Monday, 17 October 2016

Surrealism

Surrealism

“A 20th-century avant-garde movement in art and literature which sought to release the creative potential of the unconscious mind, for example by the irrational juxtaposition of images.”

Why discuss surrealism in relation to visual design/communication?

‘As commercial art, surrealism was a benign tool not a revolutionary language’

- Stephen Heller in stylepedia (2006)

Alphabet by Jindřich Heisler, 1952



For this work that Jindřich Heisler I really like what she has created. At college I did a big photography project on Surrealism, so I have a good understanding on surreal art and what to expect. One thing that I had never done before was surreal typography. I have a high interest in typography. So from this I would like to look into surreal art and then try and complete a typography style that looks similar or even different to her work but still has the same idea behind it. So for an independent task I am going to research surrealism and look at surreal typography and see what I can come up with for myself.
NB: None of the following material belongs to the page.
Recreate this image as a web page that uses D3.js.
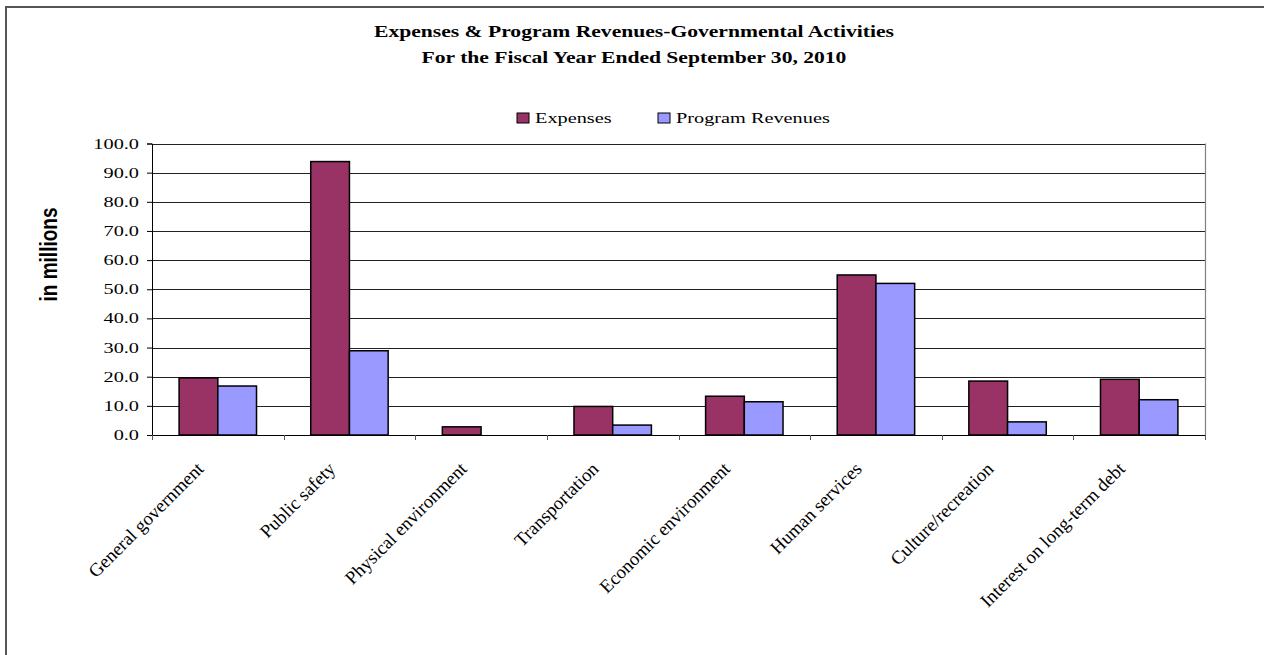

Andre Masson, automatic drawing



Looking at this piece of work by Andre Masson I really like the way that it looks. Not because it’s a good piece of work, yes it is good, but I like the way that it makes the reader look at this more closely because it looks like a mess and you try to identify key features of this piece. I have nicer seen a piece of work like this before and this has really caught my eye. I think that I might try and see if I can do something similar to this and see if it has the same effect as his work.

‘Painting is not for me neither decorative amusement, or the plastic invention of felt reality; it must be every time: invention, discovery, revelation.’

-Max Ernst

Walt Disney – Dumbo (1942)




In the 1942 film Dumbo by Walt Disney it has surreal animation in the film that you can see above. Which is a screenshot of the film. With a link to the part of the film. The film part where all the pink elephants are playing the trumpet is quite surreal in the way that its actually not that nice to watch. I think that it’s weird in a way. But what I am saying is that it’s not just in images/paintings that you see surrealism but you also see it in films and animations.


‘What i most enjoy contemplating about a dream is everything that sinks back below the surface in a waking state, everything I have forgotten about my activities in the course of the preceding day, dark foliage, stupid branches. In “reality,” likewise, I prefer to fall. What is worth noting is that nothing allows us to presuppose a greater dissipation of the elements of which the dream is constituted.’

- Andre Breton


For an uncanny effect we can distinguish:

Something strange about something;

Something familiar from something strange;

Something strange added to something familiar.

The uncanny is more disturbing than surprising.

Uncanny = unhomely (‘unheimlich’).

Uncanny Valley



















What the Uncanny valley scale is, is that it shows the realistic scale of characters in films so the Simpsons. The Simpsons are quite low on the scale because they do not look like humans. Yes, they have human features but they are not alike humans. Whereas, you have the Polar Express and Cubo Girl. These are freaky in a way that they are so much like human. They have all the features that humans have. Next after these is a human. So what this scale shows is how alike characters of films are compared to humans.